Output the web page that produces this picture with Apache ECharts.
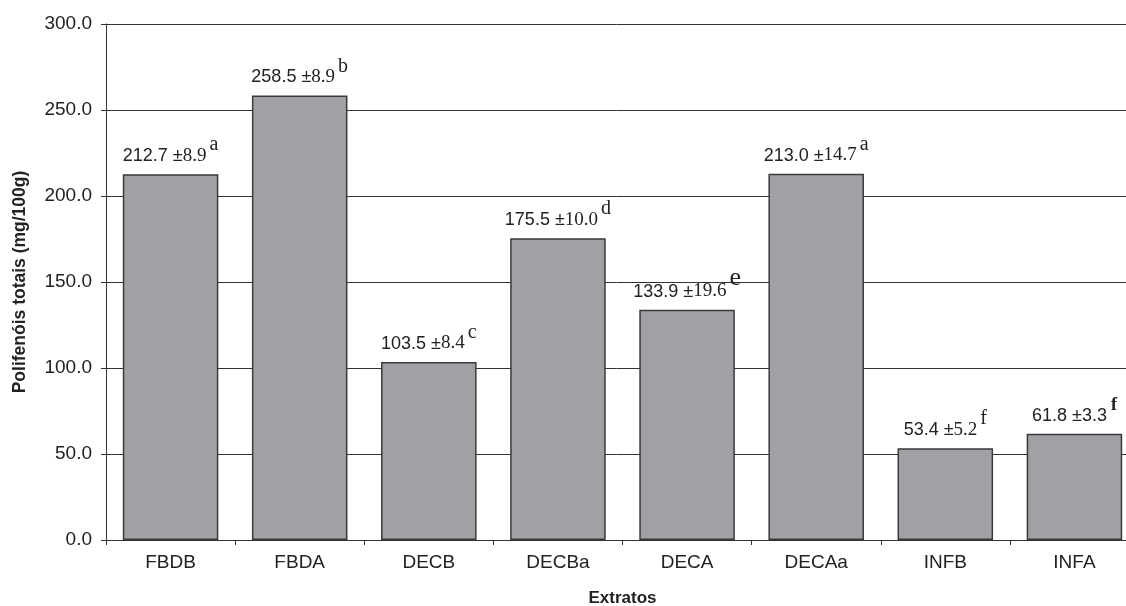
<!DOCTYPE html>
<html>
<head>
<meta charset="utf-8">
<script src="https://cdn.jsdelivr.net/npm/echarts@6/dist/echarts.min.js"></script>
<style>
html, body { margin: 0; padding: 0; background: #fff; }
#chart { width: 1126px; height: 606px; }
</style>
</head>
<body>
<div id="chart"></div>
<script>
var categories = ['FBDB', 'FBDA', 'DECB', 'DECBa', 'DECA', 'DECAa', 'INFB', 'INFA'];
var values = [212.7, 258.5, 103.5, 175.5, 133.9, 213.0, 53.4, 61.8];
var deviations = ['8.9', '8.9', '8.4', '10.0', '19.6', '14.7', '5.2', '3.3'];
var letters = ['a', 'b', 'c', 'd', 'e', 'a', 'f', 'f'];
var yTicks = [0, 300, 50];

// DECA letter is drawn bigger, INFA letter is bold and its deviation is sans
var supStyle = function (i) {
	if (i === 4) return 'supBig';
	if (i === 7) return 'supBold';
	return 'sup';
};

var option = {
	animation: false,
	backgroundColor: '#fff',
	grid: {
		left: 106,
		top: 24,
		width: 1033,
		height: 516,
		containLabel: false,
		outerBoundsMode: 'none'
	},
	xAxis: {
		type: 'category',
		data: categories,
		name: 'Extratos',
		nameLocation: 'middle',
		nameGap: 50,
		nameTextStyle: { fontFamily: 'Liberation Sans', fontSize: 17, fontWeight: 'bold', color: '#222' },
		axisLine: { lineStyle: { color: '#333', width: 1 } },
		axisTick: { show: true, length: 5, alignWithLabel: false, lineStyle: { color: '#333' } },
		axisLabel: { fontFamily: 'Liberation Sans', fontSize: 19, color: '#222', margin: 13 },
		splitLine: { show: false }
	},
	yAxis: {
		type: 'value',
		min: yTicks[0],
		max: yTicks[1],
		interval: yTicks[2],
		name: 'Polifenóis totais (mg/100g)',
		nameLocation: 'middle',
		nameGap: 77,
		nameTextStyle: { fontFamily: 'Liberation Sans', fontSize: 17.5, fontWeight: 'bold', color: '#222' },
		axisLine: { show: true, lineStyle: { color: '#333', width: 1 } },
		axisTick: { show: true, length: 5, lineStyle: { color: '#333' } },
		axisLabel: {
			fontFamily: 'Liberation Sans', fontSize: 19, color: '#222', margin: 14,
			formatter: function (v) { return v.toFixed(1); }
		},
		splitLine: { show: true, lineStyle: { color: '#333', width: 1 } }
	},
	series: [{
		type: 'bar',
		data: values,
		barWidth: '74%',
		itemStyle: { color: '#a0a1a5', borderColor: '#3a3a3a', borderWidth: 1.5 },
		label: {
			show: true,
			position: 'top',
			distance: 9,
			formatter: function (p) {
				var i = p.dataIndex;
				var dev = i === 7 ? 'n' : 's';
				return '{n|' + values[i].toFixed(1) + ' ±}{' + dev + '|' + deviations[i] + '}{' + supStyle(i) + '|' + letters[i] + '}';
			},
			rich: {
				n: { fontFamily: 'Liberation Sans', fontSize: 18, color: '#222', verticalAlign: 'bottom', lineHeight: 20 },
				s: { fontFamily: 'Liberation Serif', fontSize: 19, color: '#222', verticalAlign: 'bottom', lineHeight: 20 },
				sup: { fontFamily: 'Liberation Serif', fontSize: 20, color: '#222', verticalAlign: 'bottom', lineHeight: 20, padding: [0, 0, 10, 3] },
				supBig: { fontFamily: 'Liberation Serif', fontSize: 26, color: '#222', verticalAlign: 'bottom', lineHeight: 24, padding: [0, 0, 10, 3] },
				supBold: { fontFamily: 'Liberation Serif', fontSize: 18, fontWeight: 'bold', color: '#222', verticalAlign: 'bottom', lineHeight: 20, padding: [0, 0, 10, 4] }
			}
		}
	}]
};

var myChart = echarts.init(document.getElementById('chart'));
myChart.setOption(option);
</script>
</body>
</html>
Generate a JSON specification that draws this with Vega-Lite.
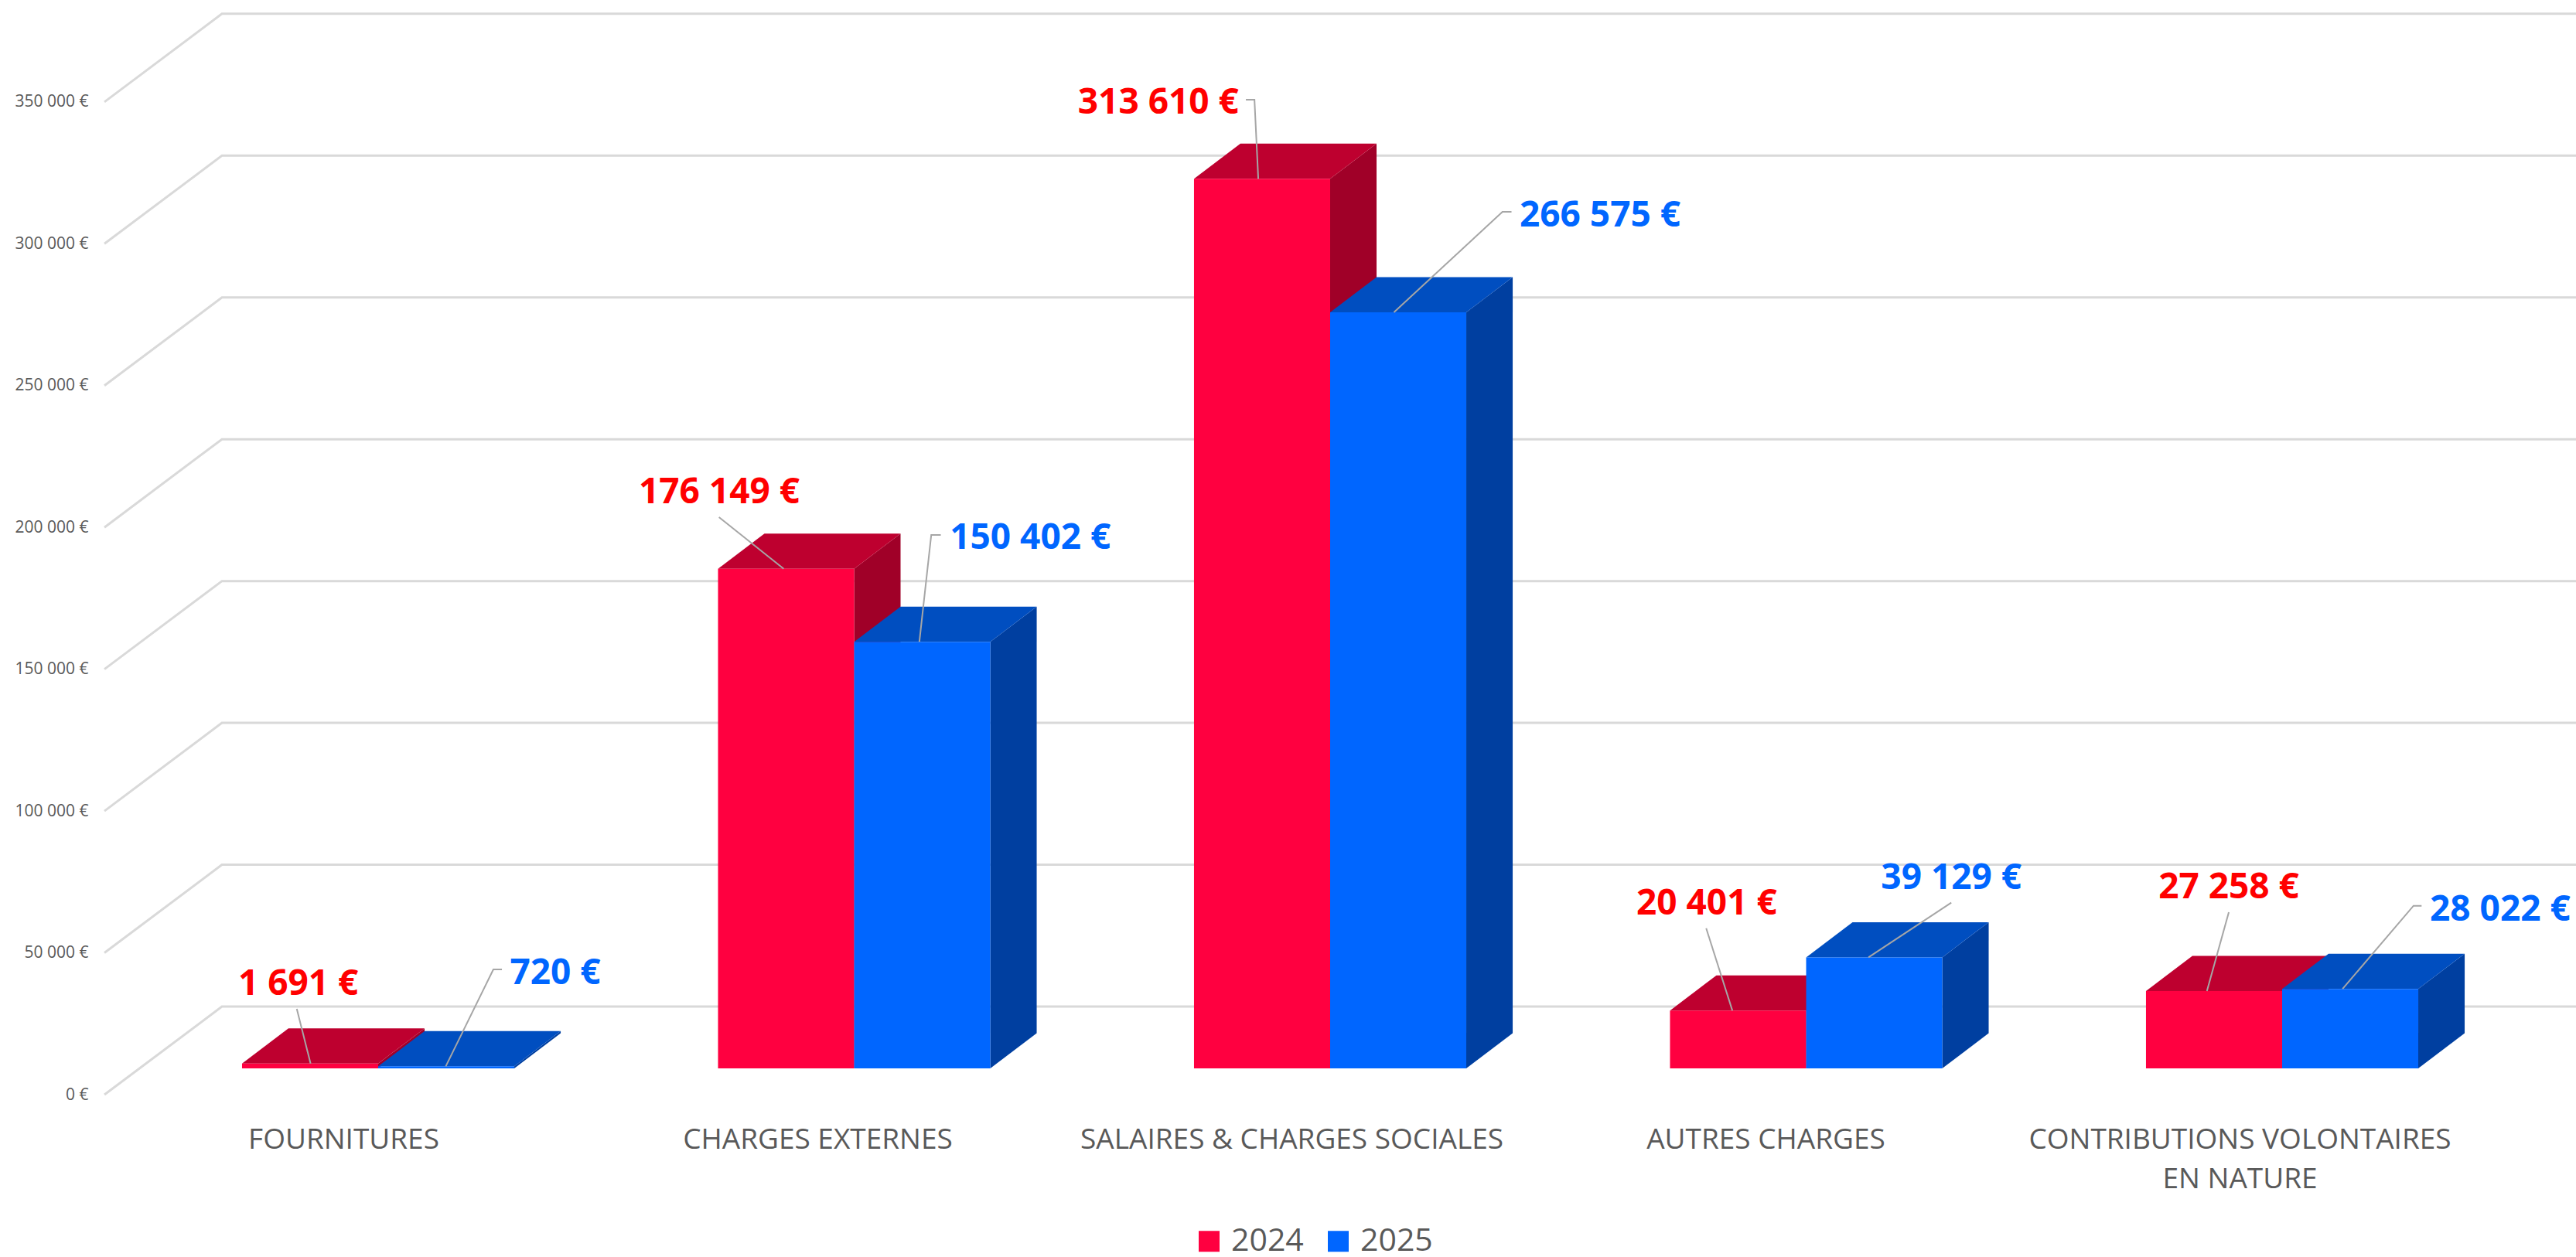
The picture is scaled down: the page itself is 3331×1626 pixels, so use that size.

※ ※ ※

▸ Your goal
Every line in the data above that contains "picture" needs to be copied.

▸ The result
Output the web page that produces this picture with Apache ECharts.
The picture is scaled down: the page itself is 3331×1626 pixels, so use that size.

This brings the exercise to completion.